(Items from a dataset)
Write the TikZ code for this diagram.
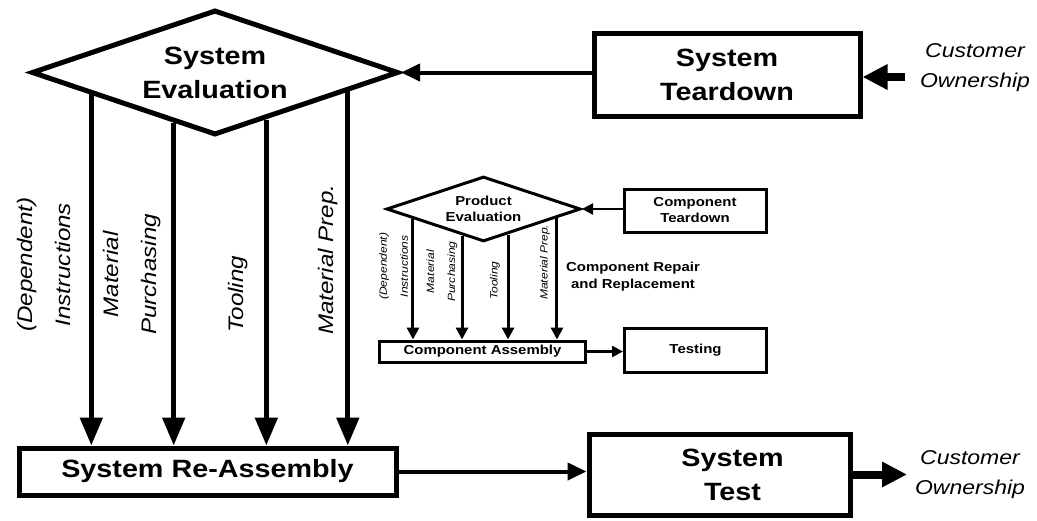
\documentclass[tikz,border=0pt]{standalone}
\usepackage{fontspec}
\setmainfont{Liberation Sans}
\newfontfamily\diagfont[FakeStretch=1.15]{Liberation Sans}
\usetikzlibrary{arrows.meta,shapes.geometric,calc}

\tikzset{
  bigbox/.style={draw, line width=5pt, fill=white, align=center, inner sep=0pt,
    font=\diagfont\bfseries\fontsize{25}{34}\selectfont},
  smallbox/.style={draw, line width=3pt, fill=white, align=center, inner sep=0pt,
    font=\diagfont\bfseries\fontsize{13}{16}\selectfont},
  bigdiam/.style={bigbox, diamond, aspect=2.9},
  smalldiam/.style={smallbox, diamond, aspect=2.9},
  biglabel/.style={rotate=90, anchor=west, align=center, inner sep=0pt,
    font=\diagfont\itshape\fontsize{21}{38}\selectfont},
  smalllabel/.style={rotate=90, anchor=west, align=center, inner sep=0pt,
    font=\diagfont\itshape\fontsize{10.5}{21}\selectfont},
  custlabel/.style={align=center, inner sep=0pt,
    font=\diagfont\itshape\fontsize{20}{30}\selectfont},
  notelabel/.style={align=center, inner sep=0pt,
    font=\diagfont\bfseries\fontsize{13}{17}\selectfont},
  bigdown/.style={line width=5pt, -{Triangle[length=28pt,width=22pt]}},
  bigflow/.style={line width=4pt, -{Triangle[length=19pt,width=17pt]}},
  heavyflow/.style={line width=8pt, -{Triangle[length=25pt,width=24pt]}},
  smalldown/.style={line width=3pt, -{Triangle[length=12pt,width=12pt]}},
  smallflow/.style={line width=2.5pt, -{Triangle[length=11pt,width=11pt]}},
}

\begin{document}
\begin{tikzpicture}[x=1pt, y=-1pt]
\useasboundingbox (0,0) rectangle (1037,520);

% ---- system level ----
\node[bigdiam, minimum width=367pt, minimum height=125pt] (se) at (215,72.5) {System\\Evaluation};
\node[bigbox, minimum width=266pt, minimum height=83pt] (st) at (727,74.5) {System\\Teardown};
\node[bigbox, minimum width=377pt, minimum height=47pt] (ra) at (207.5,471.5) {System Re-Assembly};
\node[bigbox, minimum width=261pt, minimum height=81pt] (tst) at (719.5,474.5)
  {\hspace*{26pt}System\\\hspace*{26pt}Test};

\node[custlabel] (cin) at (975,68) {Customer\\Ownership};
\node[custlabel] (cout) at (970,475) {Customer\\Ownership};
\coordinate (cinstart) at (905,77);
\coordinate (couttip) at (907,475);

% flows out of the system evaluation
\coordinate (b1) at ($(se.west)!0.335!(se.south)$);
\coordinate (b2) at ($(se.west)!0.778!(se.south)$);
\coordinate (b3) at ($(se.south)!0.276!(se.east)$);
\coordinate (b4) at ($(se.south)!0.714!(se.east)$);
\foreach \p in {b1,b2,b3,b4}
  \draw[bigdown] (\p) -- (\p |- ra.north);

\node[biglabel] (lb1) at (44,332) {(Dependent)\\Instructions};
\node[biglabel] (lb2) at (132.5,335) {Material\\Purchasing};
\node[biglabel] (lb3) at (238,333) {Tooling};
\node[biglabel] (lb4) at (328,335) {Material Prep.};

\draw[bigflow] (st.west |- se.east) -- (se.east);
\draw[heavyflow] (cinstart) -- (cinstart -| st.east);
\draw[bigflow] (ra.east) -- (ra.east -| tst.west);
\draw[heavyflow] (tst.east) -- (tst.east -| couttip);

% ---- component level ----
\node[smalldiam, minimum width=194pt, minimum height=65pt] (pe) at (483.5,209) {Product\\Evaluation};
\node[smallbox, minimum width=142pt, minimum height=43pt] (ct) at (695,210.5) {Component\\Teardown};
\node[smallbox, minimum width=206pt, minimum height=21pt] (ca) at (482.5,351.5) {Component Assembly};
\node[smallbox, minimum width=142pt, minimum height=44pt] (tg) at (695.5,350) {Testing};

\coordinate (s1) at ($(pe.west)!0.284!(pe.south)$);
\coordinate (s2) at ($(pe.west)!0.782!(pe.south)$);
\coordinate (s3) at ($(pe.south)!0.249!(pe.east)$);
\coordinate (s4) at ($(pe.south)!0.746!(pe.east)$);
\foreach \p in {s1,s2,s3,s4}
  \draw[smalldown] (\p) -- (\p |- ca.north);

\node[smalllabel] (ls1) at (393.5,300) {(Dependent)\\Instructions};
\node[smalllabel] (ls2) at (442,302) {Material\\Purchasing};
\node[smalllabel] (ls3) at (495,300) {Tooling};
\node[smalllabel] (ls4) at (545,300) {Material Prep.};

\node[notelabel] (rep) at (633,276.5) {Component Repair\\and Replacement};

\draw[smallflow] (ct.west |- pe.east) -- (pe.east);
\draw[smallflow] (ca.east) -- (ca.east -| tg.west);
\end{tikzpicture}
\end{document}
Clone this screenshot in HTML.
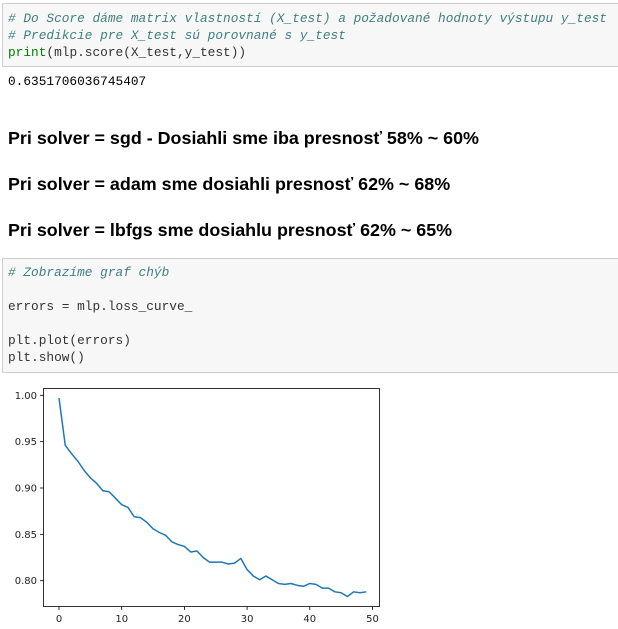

▸ Your task: Retype all the records shown above, character for character. Omit every picture.

▸ Task solution:
Write the TikZ code for this diagram.
\documentclass[tikz,border=0pt]{standalone}
\usepackage{fontspec}
\setmainfont{Liberation Sans}
\newfontfamily\diagfont[FakeStretch=1.15]{Liberation Sans}
\usetikzlibrary{arrows.meta,shapes.geometric,calc}

\tikzset{
  bigbox/.style={draw, line width=5pt, fill=white, align=center, inner sep=0pt,
    font=\diagfont\bfseries\fontsize{25}{34}\selectfont},
  smallbox/.style={draw, line width=3pt, fill=white, align=center, inner sep=0pt,
    font=\diagfont\bfseries\fontsize{13}{16}\selectfont},
  bigdiam/.style={bigbox, diamond, aspect=2.9},
  smalldiam/.style={smallbox, diamond, aspect=2.9},
  biglabel/.style={rotate=90, anchor=west, align=center, inner sep=0pt,
    font=\diagfont\itshape\fontsize{21}{38}\selectfont},
  smalllabel/.style={rotate=90, anchor=west, align=center, inner sep=0pt,
    font=\diagfont\itshape\fontsize{10.5}{21}\selectfont},
  custlabel/.style={align=center, inner sep=0pt,
    font=\diagfont\itshape\fontsize{20}{30}\selectfont},
  notelabel/.style={align=center, inner sep=0pt,
    font=\diagfont\bfseries\fontsize{13}{17}\selectfont},
  bigdown/.style={line width=5pt, -{Triangle[length=28pt,width=22pt]}},
  bigflow/.style={line width=4pt, -{Triangle[length=19pt,width=17pt]}},
  heavyflow/.style={line width=8pt, -{Triangle[length=25pt,width=24pt]}},
  smalldown/.style={line width=3pt, -{Triangle[length=12pt,width=12pt]}},
  smallflow/.style={line width=2.5pt, -{Triangle[length=11pt,width=11pt]}},
}

\begin{document}
\begin{tikzpicture}[x=1pt, y=-1pt]
\useasboundingbox (0,0) rectangle (1037,520);

% ---- system level ----
\node[bigdiam, minimum width=367pt, minimum height=125pt] (se) at (215,72.5) {System\\Evaluation};
\node[bigbox, minimum width=266pt, minimum height=83pt] (st) at (727,74.5) {System\\Teardown};
\node[bigbox, minimum width=377pt, minimum height=47pt] (ra) at (207.5,471.5) {System Re-Assembly};
\node[bigbox, minimum width=261pt, minimum height=81pt] (tst) at (719.5,474.5)
  {\hspace*{26pt}System\\\hspace*{26pt}Test};

\node[custlabel] (cin) at (975,68) {Customer\\Ownership};
\node[custlabel] (cout) at (970,475) {Customer\\Ownership};
\coordinate (cinstart) at (905,77);
\coordinate (couttip) at (907,475);

% flows out of the system evaluation
\coordinate (b1) at ($(se.west)!0.335!(se.south)$);
\coordinate (b2) at ($(se.west)!0.778!(se.south)$);
\coordinate (b3) at ($(se.south)!0.276!(se.east)$);
\coordinate (b4) at ($(se.south)!0.714!(se.east)$);
\foreach \p in {b1,b2,b3,b4}
  \draw[bigdown] (\p) -- (\p |- ra.north);

\node[biglabel] (lb1) at (44,332) {(Dependent)\\Instructions};
\node[biglabel] (lb2) at (132.5,335) {Material\\Purchasing};
\node[biglabel] (lb3) at (238,333) {Tooling};
\node[biglabel] (lb4) at (328,335) {Material Prep.};

\draw[bigflow] (st.west |- se.east) -- (se.east);
\draw[heavyflow] (cinstart) -- (cinstart -| st.east);
\draw[bigflow] (ra.east) -- (ra.east -| tst.west);
\draw[heavyflow] (tst.east) -- (tst.east -| couttip);

% ---- component level ----
\node[smalldiam, minimum width=194pt, minimum height=65pt] (pe) at (483.5,209) {Product\\Evaluation};
\node[smallbox, minimum width=142pt, minimum height=43pt] (ct) at (695,210.5) {Component\\Teardown};
\node[smallbox, minimum width=206pt, minimum height=21pt] (ca) at (482.5,351.5) {Component Assembly};
\node[smallbox, minimum width=142pt, minimum height=44pt] (tg) at (695.5,350) {Testing};

\coordinate (s1) at ($(pe.west)!0.284!(pe.south)$);
\coordinate (s2) at ($(pe.west)!0.782!(pe.south)$);
\coordinate (s3) at ($(pe.south)!0.249!(pe.east)$);
\coordinate (s4) at ($(pe.south)!0.746!(pe.east)$);
\foreach \p in {s1,s2,s3,s4}
  \draw[smalldown] (\p) -- (\p |- ca.north);

\node[smalllabel] (ls1) at (393.5,300) {(Dependent)\\Instructions};
\node[smalllabel] (ls2) at (442,302) {Material\\Purchasing};
\node[smalllabel] (ls3) at (495,300) {Tooling};
\node[smalllabel] (ls4) at (545,300) {Material Prep.};

\node[notelabel] (rep) at (633,276.5) {Component Repair\\and Replacement};

\draw[smallflow] (ct.west |- pe.east) -- (pe.east);
\draw[smallflow] (ca.east) -- (ca.east -| tg.west);
\end{tikzpicture}
\end{document}
Clone this screenshot in HTML.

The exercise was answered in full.